On Saturday, Ecuadorean President Rafael Correa said he would "take a little time" before restoring diplomatic relations with Colombia. He added it would be "difficult to recover trust" in Colombia's government, but "we will converse and move forward."

But in Colombia, the death of Rios pushed aside these diplomatic worries as military officials proudly displayed his body wrapped in a white plastic sheet — with a small bullet hole in the middle of his forehead.

"The death of Ivan Rios, at the hands of one of his own fellow guerrillas, definitely has to represent the interior implosion" of the rebels, said Gen. Mario Montoya, the army's top commander.

Analysts say the deaths of Reyes and Rios, 46, represent a domestic triumph for Uribe well worth the fallout with Ecuador and Venezuela.

"These are very big victories" for Uribe, said Leon Valencia, a Colombian political analyst formerly with the now defunct M-19 leftist rebel group. "How he handled this sometimes doesn't fit with the politics of the rest of the Andean region, but they're still very big victories."

Rojas presented himself to Colombian troops on Thursday carrying Rios' right hand, laptop, passport and ID card.

After verifying Rios' identity by fingerprints, Colombian officials announced Rios' death Friday afternoon _ even as Uribe and Correa were stiffly shaking hands at the Santo Domingo summit, warily declaring their feud to be over.

Rojas, who appears to be in his 40s and whose real name is Pedro Montoya, described how dwindling food supplies and relentless pursuit by troops prompted him to kill Rios and his girlfriend, known only as Andrea, before making his escape.

"We were out there 15 days, the food was getting scarce and the troops could have entered our area at any moment," he said Saturday.

The U.S. State Department had a bounty of $5 million for Rios' capture, although the agency's spokesman, Kurtis Cooper, had no comment on whether the reward would be paid in this case.

It was unclear whether Colombian officials would offer their own reward. But Gen. Montoya said Saturday the nation's defense ministry had "every intention" of paying Rojas, now in military custody.

Rios' face, ringed by a thin black beard, became known across Colombia when he represented the FARC in failed 2002 peace talks. Unlike the FARC's mostly peasant leadership, he was a former university student who engaged journalists and foreign envoys in political discussions.

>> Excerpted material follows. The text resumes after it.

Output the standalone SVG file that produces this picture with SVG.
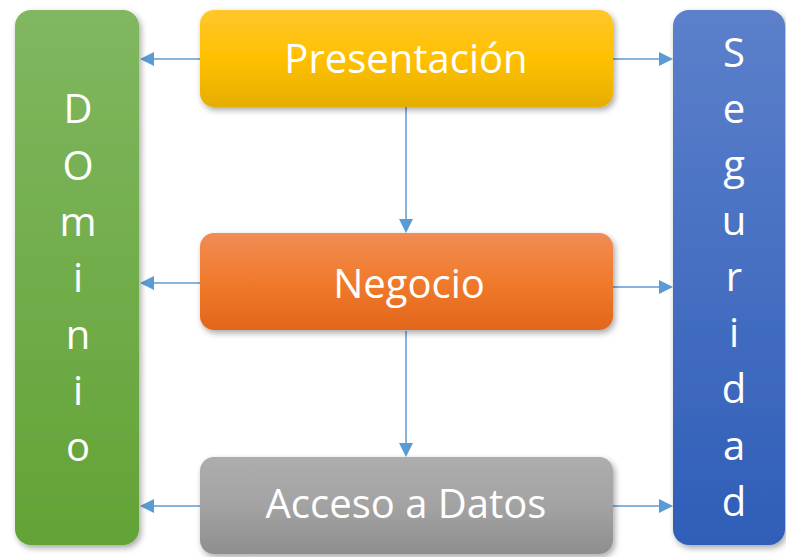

In a 1999 interview with The Associated Press, Rios said he joined the insurgency as an economics student in Medellin in the 1980s to avoid being killed by right-wing death squads that had attacked other student activists. A report Saturday in the El Espectador newspaper said Rios was key to managing the FARC's finances, just as Reyes handled its foreign relations.

Colombian troops had launched an operation designed to capture Rios on Feb. 17 after receiving tips that he was in a mountainous area straddling the western Colombian provinces of Caldas and Antioquia. Troops engaged the guerrillas' outer security ring seven times before Rojas killed Rios, Defense Minister Juan Manuel Santos said Friday after Rojas turned himself in.